## [Written instruction]
Can you transcribe every line exactly and leave the pictures behind?

## [Source material]
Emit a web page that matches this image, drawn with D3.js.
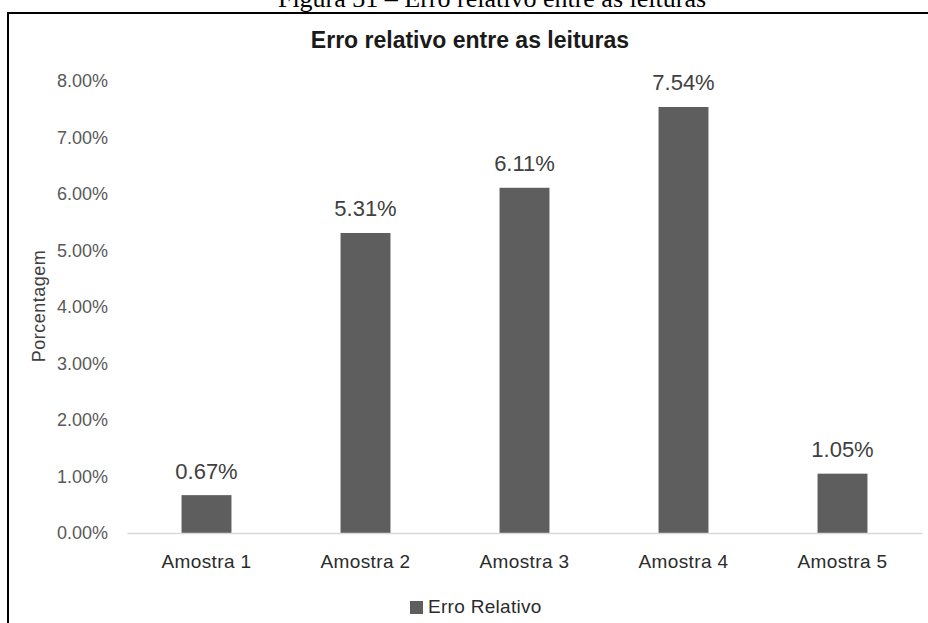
<!DOCTYPE html>
<html>
<head>
<meta charset="utf-8">
<script src="https://cdn.jsdelivr.net/npm/d3@7"></script>
<style>
  html, body { margin: 0; padding: 0; background: #fff; }
  svg { display: block; }
</style>
</head>
<body>
<svg id="chart" width="928" height="623"></svg>
<script>
// Relative error per sample (fractions)
const categories = ["Amostra 1", "Amostra 2", "Amostra 3", "Amostra 4", "Amostra 5"];
const erroRelativo = [0.0067, 0.0531, 0.0611, 0.0754, 0.0105];
const yTicks = [0, 0.01, 0.02, 0.03, 0.04, 0.05, 0.06, 0.07, 0.08];

const caption = "Figura 31 – Erro relativo entre as leituras";
const chartTitle = "Erro relativo entre as leituras";
const yTitle = "Porcentagem";
const seriesName = "Erro Relativo";

const svg = d3.select("#chart");
const sans = "'Liberation Sans', Arial, sans-serif";
const barColor = "#5e5e5e";

// Figure caption above the frame
svg.append("text")
  .attr("x", 492).attr("y", 7)
  .attr("text-anchor", "middle")
  .attr("font-family", "'Liberation Serif', 'Times New Roman', serif")
  .attr("font-size", 26)
  .attr("fill", "#000")
  .text(caption);

// Chart frame (top and left edges visible)
svg.append("path")
  .attr("d", "M8,1000 V13 H1000")
  .attr("fill", "none")
  .attr("stroke", "#000")
  .attr("stroke-width", 2);

// Chart title
svg.append("text")
  .attr("x", 470).attr("y", 48)
  .attr("text-anchor", "middle")
  .attr("font-family", sans)
  .attr("font-weight", "bold")
  .attr("font-size", 23)
  .attr("fill", "#1a1a1a")
  .text(chartTitle);

const x = d3.scaleBand()
  .domain(categories)
  .range([127, 922])
  .paddingInner(0.686)
  .paddingOuter(0.343);

const y = d3.scaleLinear()
  .domain([0, 0.08])
  .range([533, 81]);

// Y axis tick labels (no line, no tick marks)
const yAxis = svg.append("g")
  .attr("transform", "translate(108,0)")
  .call(d3.axisLeft(y).tickValues(yTicks).tickFormat(d3.format(".2%")).tickSize(0).tickPadding(0));
yAxis.select(".domain").remove();
yAxis.selectAll("text")
  .attr("font-family", sans)
  .attr("font-size", 18)
  .attr("fill", "#595959");

// Y axis title
svg.append("text")
  .attr("transform", "translate(45,306) rotate(-90)")
  .attr("text-anchor", "middle")
  .attr("font-family", sans)
  .attr("font-size", 18)
  .attr("letter-spacing", 0.5)
  .attr("fill", "#404040")
  .text(yTitle);

const data = categories.map((c, i) => ({ cat: c, v: erroRelativo[i] }));

// Bars
svg.append("g").selectAll("rect")
  .data(data)
  .join("rect")
  .attr("x", d => x(d.cat))
  .attr("y", d => y(d.v))
  .attr("width", x.bandwidth())
  .attr("height", d => y(0) - y(d.v))
  .attr("fill", barColor);

// Baseline axis
const xAxis = svg.append("g")
  .attr("transform", `translate(0,${y(0)})`)
  .call(d3.axisBottom(x).tickSize(0).tickPadding(0));
xAxis.select(".domain")
  .attr("stroke", "#d9d9d9")
  .attr("stroke-width", 1.5);
xAxis.selectAll("text")
  .attr("dy", 0)
  .attr("y", 35)
  .attr("font-family", sans)
  .attr("font-size", 19)
  .attr("letter-spacing", 0.4)
  .attr("fill", "#2b2b2b");

// Value labels
svg.append("g").selectAll("text")
  .data(data)
  .join("text")
  .attr("x", d => x(d.cat) + x.bandwidth() / 2)
  .attr("y", d => y(d.v) - 16.5)
  .attr("text-anchor", "middle")
  .attr("font-family", sans)
  .attr("font-size", 22)
  .attr("fill", "#404040")
  .text(d => d3.format(".2%")(d.v));

// Legend
const legend = svg.append("g");
legend.append("rect")
  .attr("x", 410).attr("y", 601)
  .attr("width", 13).attr("height", 13)
  .attr("fill", barColor);
legend.append("text")
  .attr("x", 428).attr("y", 613)
  .attr("font-family", sans)
  .attr("font-size", 19)
  .attr("letter-spacing", 0.3)
  .attr("fill", "#2b2b2b")
  .text(seriesName);
</script>
</body>
</html>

## [Answer below]
Emit a web page that matches this image, drawn with D3.js.
<!DOCTYPE html>
<html>
<head>
<meta charset="utf-8">
<script src="https://cdn.jsdelivr.net/npm/d3@7"></script>
<style>
  html, body { margin: 0; padding: 0; background: #fff; }
  svg { display: block; }
</style>
</head>
<body>
<svg id="chart" width="928" height="623"></svg>
<script>
// Relative error per sample (fractions)
const categories = ["Amostra 1", "Amostra 2", "Amostra 3", "Amostra 4", "Amostra 5"];
const erroRelativo = [0.0067, 0.0531, 0.0611, 0.0754, 0.0105];
const yTicks = [0, 0.01, 0.02, 0.03, 0.04, 0.05, 0.06, 0.07, 0.08];

const caption = "Figura 31 – Erro relativo entre as leituras";
const chartTitle = "Erro relativo entre as leituras";
const yTitle = "Porcentagem";
const seriesName = "Erro Relativo";

const svg = d3.select("#chart");
const sans = "'Liberation Sans', Arial, sans-serif";
const barColor = "#5e5e5e";

// Figure caption above the frame
svg.append("text")
  .attr("x", 492).attr("y", 7)
  .attr("text-anchor", "middle")
  .attr("font-family", "'Liberation Serif', 'Times New Roman', serif")
  .attr("font-size", 26)
  .attr("fill", "#000")
  .text(caption);

// Chart frame (top and left edges visible)
svg.append("path")
  .attr("d", "M8,1000 V13 H1000")
  .attr("fill", "none")
  .attr("stroke", "#000")
  .attr("stroke-width", 2);

// Chart title
svg.append("text")
  .attr("x", 470).attr("y", 48)
  .attr("text-anchor", "middle")
  .attr("font-family", sans)
  .attr("font-weight", "bold")
  .attr("font-size", 23)
  .attr("fill", "#1a1a1a")
  .text(chartTitle);

const x = d3.scaleBand()
  .domain(categories)
  .range([127, 922])
  .paddingInner(0.686)
  .paddingOuter(0.343);

const y = d3.scaleLinear()
  .domain([0, 0.08])
  .range([533, 81]);

// Y axis tick labels (no line, no tick marks)
const yAxis = svg.append("g")
  .attr("transform", "translate(108,0)")
  .call(d3.axisLeft(y).tickValues(yTicks).tickFormat(d3.format(".2%")).tickSize(0).tickPadding(0));
yAxis.select(".domain").remove();
yAxis.selectAll("text")
  .attr("font-family", sans)
  .attr("font-size", 18)
  .attr("fill", "#595959");

// Y axis title
svg.append("text")
  .attr("transform", "translate(45,306) rotate(-90)")
  .attr("text-anchor", "middle")
  .attr("font-family", sans)
  .attr("font-size", 18)
  .attr("letter-spacing", 0.5)
  .attr("fill", "#404040")
  .text(yTitle);

const data = categories.map((c, i) => ({ cat: c, v: erroRelativo[i] }));

// Bars
svg.append("g").selectAll("rect")
  .data(data)
  .join("rect")
  .attr("x", d => x(d.cat))
  .attr("y", d => y(d.v))
  .attr("width", x.bandwidth())
  .attr("height", d => y(0) - y(d.v))
  .attr("fill", barColor);

// Baseline axis
const xAxis = svg.append("g")
  .attr("transform", `translate(0,${y(0)})`)
  .call(d3.axisBottom(x).tickSize(0).tickPadding(0));
xAxis.select(".domain")
  .attr("stroke", "#d9d9d9")
  .attr("stroke-width", 1.5);
xAxis.selectAll("text")
  .attr("dy", 0)
  .attr("y", 35)
  .attr("font-family", sans)
  .attr("font-size", 19)
  .attr("letter-spacing", 0.4)
  .attr("fill", "#2b2b2b");

// Value labels
svg.append("g").selectAll("text")
  .data(data)
  .join("text")
  .attr("x", d => x(d.cat) + x.bandwidth() / 2)
  .attr("y", d => y(d.v) - 16.5)
  .attr("text-anchor", "middle")
  .attr("font-family", sans)
  .attr("font-size", 22)
  .attr("fill", "#404040")
  .text(d => d3.format(".2%")(d.v));

// Legend
const legend = svg.append("g");
legend.append("rect")
  .attr("x", 410).attr("y", 601)
  .attr("width", 13).attr("height", 13)
  .attr("fill", barColor);
legend.append("text")
  .attr("x", 428).attr("y", 613)
  .attr("font-family", sans)
  .attr("font-size", 19)
  .attr("letter-spacing", 0.3)
  .attr("fill", "#2b2b2b")
  .text(seriesName);
</script>
</body>
</html>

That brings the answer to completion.